After all, at his age, and what he did for the country, he’s allowed to say what he wants.
He grew up in Morris and attended Illinois Wesleyan College in Bloomington for business management. But he received his draft notice as a senior, and asked the Navy to let him finish school. He graduated on June 8 and on June 10 was in uniform.
He was sent to St. Louis for Naval aviation testing and was one of only two who passed. He was accepted as a cadet to learn to fly, and after 11 months of training, learning first to fly in an open cockpit, he received his wings in May 1943.
He was assigned to a combat squadron in the South Pacific war zone aboard the USS Yorktown, where he served from 1944-45.
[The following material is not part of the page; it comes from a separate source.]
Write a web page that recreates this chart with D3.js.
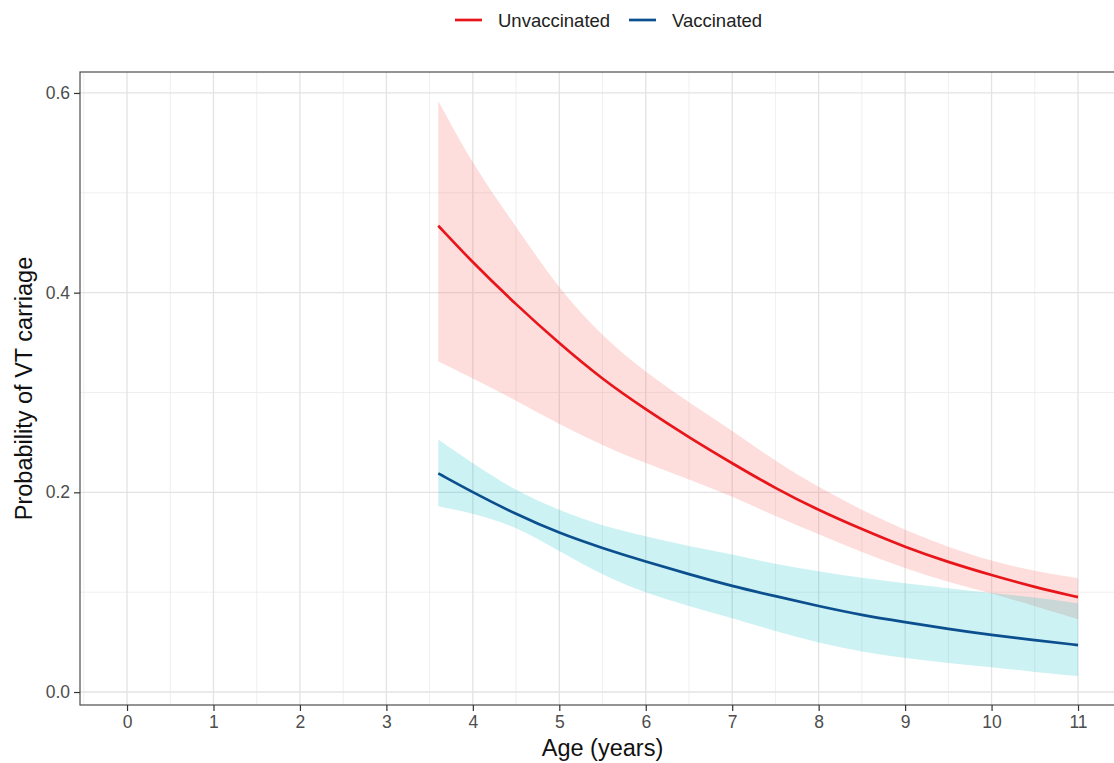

The Yorktown carried 3,500 men and 150 fighters and torpedo bombers on an 875-foot-long deck. As a pilot, Leach flew many aircraft, including the T-6 Texan and the Brewster Buffalo, but most of his time he flew the Hellcat, the Navy’s dominant fighter in the second half of the Pacific War.
The Hellcat had an 18-cylinder, two-row, air-cooled radial piston engine with 2,000 horsepower. It cruised at 168 mph with top speeds of 368 mph. It could climb up to 37,000 feet at a rate of 3,410 feet per minute. It performed well at all altitudes, making it effective against both high-level bombers and low-level attacks by fighters and kamikaze planes. It had six .50-caliber machine guns, each supplied with 400 rounds. On a mission, Leach said he would always shoot four, saving two for the trip back to the Yorktown, lest he came across enemy fire.
Leach said his squadron would go out four to five times a day, for hours at a time. It’s mission: to damage what was on the ground.
It was a time long before GPS, and there were no “streetlights” in the vast Pacific to guide him. He had to rely on navigation, a compass and hand signals from fellow pilots in the squadron.
“Everybody trusted everyone else with your life,” he said.
His fighter unit engaged the Japanese in the Philippines, Formosa (now Taiwan), Okinawa, Iwo Jima, Hong Kong, China, French Indo-China (now Vietnam) and Japan. It was tough work, often with casualties.
“You’d see guys take off and you’d never see them again,” Leach said.
His squadron shot down 91 Japanese aircraft. They dropped napalm on Iwo Jima. Out of 105 pilots in his squadron, 31 pilots were lost due to anti-aircraft gunnery or accidents but they never lost a pilot to Japanese aircraft.
He had plenty of time to think flying thousands of miles across the vast Pacific. What did he think about? Well, girls for one, he winked. And although there was often panic, he separated his emotions from the job he was hired to do. He said he didn’t think about the enemy lives he was destroying. Shooting from above, it was always impersonal. It’s why he wanted to become a pilot instead of being on the ground. He never saw their faces, he said.
He returned home in September 1946, but remained in the Ready Reserve for 10 years flying training missions at Glenview Naval Air Station near Chicago. He was discharged in 1956 as a senior lieutenant after 14 years of service.
He spent the next 36 years as a banker in Morris. He raised three girls and has four grandchildren and four great-grandchildren. He enjoyed his squadron’s biennial reunion.
Today, he remains active in the Livingston County War Museum, participating in Skype in the Classroom, sharing his story with youngsters all over the world. On Sunday morning, he Skyped a classroom in England. The museum has “visited” 250 schools in the U.S. and in 15 foreign countries.
Leach was gifted an Honor Flight several years ago, but the Honor 200 for Illinois’ 200th birthday is perhaps his biggest honor, he said.
Nominees were evaluated based on their achievements, and on the extent to which their contributions have aided, benefited and provided inspiration to their community at large. A nominee had to be an Illinois resident, honorably discharged and still living.
As part of being honored, Leach gets two tickets to the state’s official 200th birthday celebration at the United Center in Chicago on Dec. 3. He said he plans to take Estes, a Vietnam vet, “because they weren’t appreciated when they came back.”
Meanwhile, the guys at the museum are celebrating Leach’s latest accomplishment.
“It’s pretty impressive,” said Richard Whitman, vice president of the museum. “They [the Navy] were pretty fortunate to have him.”